No obstante, a pesar de la atención a las referencias en la recreación, Nosferatu posee una pátina propia, pues en ella se distingue la firma de su hacedor: el intimismo y la personalidad compleja de los personajes, las situaciones cargadas y opresivas, el erotismo o sexualidad latente y la presencia de los instintos humanos por encima de lo racional. Además, destaca lo escabroso o escatológico, en ocasiones excesivo pero acorde con los tiempos que corren. También en esto la sociedad parece haber llegado a un nivel de tolerancia considerable, marcada sin duda por unos tiempos cada vez más oscuros a todos los niveles.
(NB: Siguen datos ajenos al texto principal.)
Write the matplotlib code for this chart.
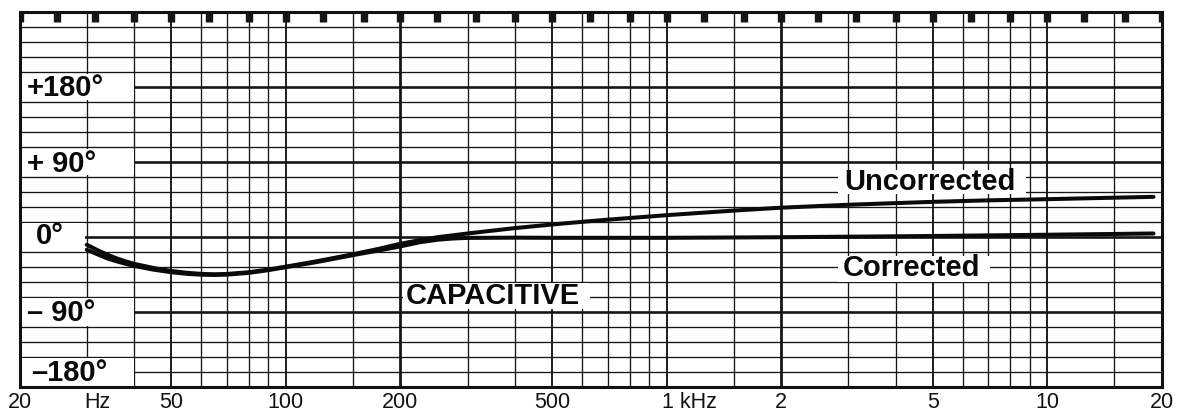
import numpy as np
import matplotlib
matplotlib.use("Agg")
import matplotlib.pyplot as plt
from matplotlib.patches import Rectangle
from matplotlib.transforms import blended_transform_factory
from matplotlib.ticker import NullLocator

# ---------------- data ----------------
freq_unc = [30, 32, 34, 36, 38, 40, 45, 50, 55, 60, 65, 70, 80, 90, 100, 120,
            150, 175, 200, 225, 250, 300, 350, 400, 500, 600, 700, 850, 1000,
            1500, 2000, 3000, 5000, 7000, 10000, 15000, 19000]
phase_unc = [-9.5, -16, -21.5, -26, -29.5, -32.5, -37.5, -41, -43.2, -44.5,
             -45, -44.6, -42.5, -39.3, -35.8, -29.5, -21, -14.5, -8.3, -4,
             -0.5, 4, 7.5, 10.5, 14.8, 18, 20.6, 23.5, 26, 31.5, 35, 38.5, 42,
             43.8, 45.2, 47, 48]

freq_cor = [30, 32, 34, 36, 38, 40, 45, 50, 55, 60, 65, 70, 80, 90, 100, 120,
            150, 175, 200, 225, 250, 275, 300, 400, 500, 1000, 2000, 5000,
            10000, 19000]
phase_cor = [-15.5, -21, -26, -29.5, -32.5, -35, -39.5, -42.5, -44.5, -45.5,
             -45.8, -45.4, -43.3, -40, -36.5, -30.5, -22, -16.5, -11.5, -6.5,
             -3.5, -2, -1.3, -1, -1.2, -1.2, -0.5, 1, 2.5, 4]

marker_freqs = [20, 25, 31.5, 40, 50, 63, 80, 100, 125, 160, 200, 250, 315, 400,
                500, 630, 800, 1000, 1250, 1600, 2000, 2500, 3150, 4000, 5000,
                6300, 8000, 10000, 12500, 16000, 20000]

grid_freqs = [30, 40, 50, 60, 70, 80, 90, 100, 150, 200, 300, 400, 500, 600, 700,
              800, 900, 1000, 1500, 2000, 3000, 4000, 5000, 6000, 7000, 8000,
              9000, 10000, 15000]
thick_freqs = [200, 2000]
medium_freqs = [50, 100, 500, 1000, 5000, 10000]

phase_levels = list(range(-180, 271, 18))
major_phases = [-90, 0, 90, 180]

x_tick_pos = [20, 32, 50, 100, 200, 500, 2000, 5000, 10000, 20000]
x_tick_lab = ["20", "Hz", "50", "100", "200", "500", "2", "5", "10", "20"]

y_labels = ["+180°", "+ 90°", "0°", "– 90°", "–180°"]

# ---------------- figure ----------------
W, H = 1178, 413
fig = plt.figure(figsize=(W / 100, H / 100), dpi=100)
L, R, T, B = 19.7, 1162, 12, 386.7
ax = fig.add_axes([L / W, 1 - B / H, (R - L) / W, (B - T) / H])
ax.set_xscale("log")
ax.set_xlim(20, 20000)
ax.set_ylim(-180, 270)
ax.xaxis.set_major_locator(NullLocator())
ax.xaxis.set_minor_locator(NullLocator())
ax.yaxis.set_major_locator(NullLocator())
ax.yaxis.set_minor_locator(NullLocator())
for s in ax.spines.values():
    s.set_linewidth(2.2)
    s.set_color("#111111")
    s.set_zorder(6)

ink = "#161616"
# vertical grid
for f in grid_freqs:
    lw = 2.0 if f in thick_freqs else (1.35 if f in medium_freqs else 0.95)
    ax.axvline(f, color=ink, lw=lw, zorder=1)
# horizontal grid
for p in phase_levels:
    lw = 1.9 if p in major_phases else 0.95
    ax.axhline(p, color=ink, lw=lw, zorder=1)

# top markers
ax.vlines(marker_freqs, 258.5, 270, color=ink, lw=5.3, zorder=5)

# white label boxes (cover the grid)
def box(x0, x1, y0, y1):
    ax.add_patch(Rectangle((x0, y0), x1 - x0, y1 - y0, facecolor="white",
                           edgecolor="none", zorder=2))

box(20.2, 40, 164, 196)
box(20.2, 40, 74, 106)
box(20.2, 29.6, -16, 16)
box(20.2, 40, -107, -74)
box(20.2, 40, -179, -146)
box(2811, 8810, 51, 80)
box(2811, 7048, -54.6, -23.4)
box(203, 628, -87, -56)

bold = dict(family=["Liberation Sans", "DejaVu Sans"], weight="bold",
            size=21, color="#0a0a0a", zorder=4, va="center", ha="left")
ax.text(20.9, 179, y_labels[0], **bold)
ax.text(20.9, 88, y_labels[1], **bold)
ax.text(22.0, 0.5, y_labels[2], **bold)
ax.text(20.9, -92, y_labels[3], **bold)
ax.text(21.4, -163, y_labels[4], **bold)

ax.text(2920, 65.5, "Uncorrected", **bold)
ax.text(2900, -38, "Corrected", **bold)
ax.text(206, -71.5, "CAPACITIVE", **bold)

# curves
ax.plot(freq_unc, phase_unc, color="#0a0a0a", lw=2.9, zorder=3,
        solid_capstyle="round", solid_joinstyle="round")
ax.plot(freq_cor, phase_cor, color="#0a0a0a", lw=2.9, zorder=3,
        solid_capstyle="round", solid_joinstyle="round")

# bottom labels
trans = blended_transform_factory(ax.transData, ax.transAxes)
reg = dict(family=["Liberation Sans", "DejaVu Sans"], size=15.5,
           color="#111111", va="center", transform=trans)
yb = -0.0435
for x, lab in zip(x_tick_pos, x_tick_lab):
    ax.text(x, yb, lab, ha="center", **reg)
ax.text(970, yb, "1 kHz", ha="left", **reg)

fig.savefig("out.png", dpi=100)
Otro elemento a destacar es la nueva personalidad otorgada al vampiro, más cercana a esa imagen del noble asociada a Vlad que a la apariencia ratonil antes comentada y presente en los filmes de Murnau o Herzog. Eggers nos dosifica el misterio y se cuida de no mostrar el rostro de Nosferatu hasta bien avanzada la película.
En definitiva, este nuevo Nosferatu añade un nuevo punto de vista al legendario vampiro y supone una muestra más del interés que suscita este personaje, presente previamente en la literatura —antes de Bram Stoker estuvieron los vampiros premodernos de John William Polidori (El vampiro, 1819), Percy B. Shelley (El vampiro, 1819) o Sheridan Le Fanu (Carmilla, 1872)— y en la tradición y creencias populares.